Monday, 6 October 2014


Eileen has returned to the site of a concentration camp where she worked as a translator following the end of World War Two. The notorious Fort Breendonk, situated near Antwerp, was captured by the Nazis during their invasion of Belgium; re-purposed into a prison camp for political prisoners, resistance members and Jews, the site witnessed innumerable tortures and executions until its liberation by Allied forces in 1944.

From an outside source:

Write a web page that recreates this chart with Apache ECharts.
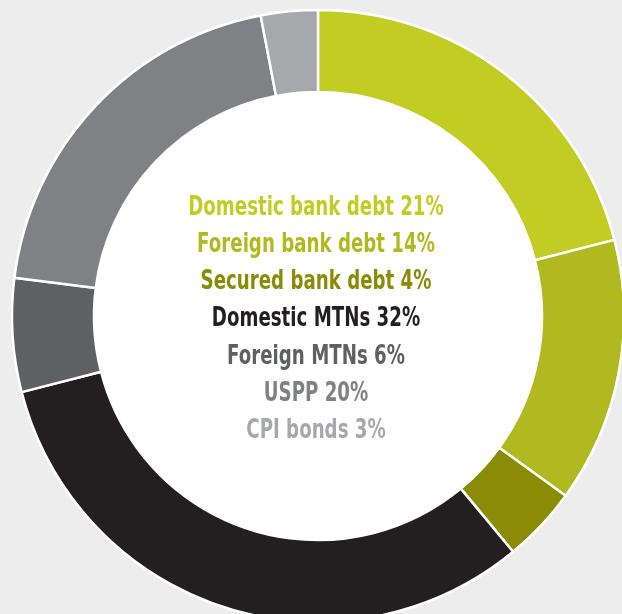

Eileen was in Belgium to commemorate the seventieth anniversary of the death of dambuster Guy Gibson, and hadn't originally intended to revisit Breendonk. Her reluctance is understandable. Not long after VE day, Eileen was drafted to unearth, and to explain to RAF officers, the extent of the atrocities carried out in the camp; on top of the horrors related to her, which included human waterwheels and boiling-water showers, she also had to contend with the Belgian collaborators then imprisoned there.

However, with the assistance of two RAF cadets, ultimately Eileen took the opportunity to, in her own words, 'lay a ghost to rest', and spent a day touring the memorial museum into which the camp has been converted. Though glad to have done so, Eileen described the trip as 'very sombre'. Much of what she recalls from her service remains: the blood-stained posts to which prisoners were tied prior to being shot, the gallows, the mud field in which prisoners were buried up to their neck.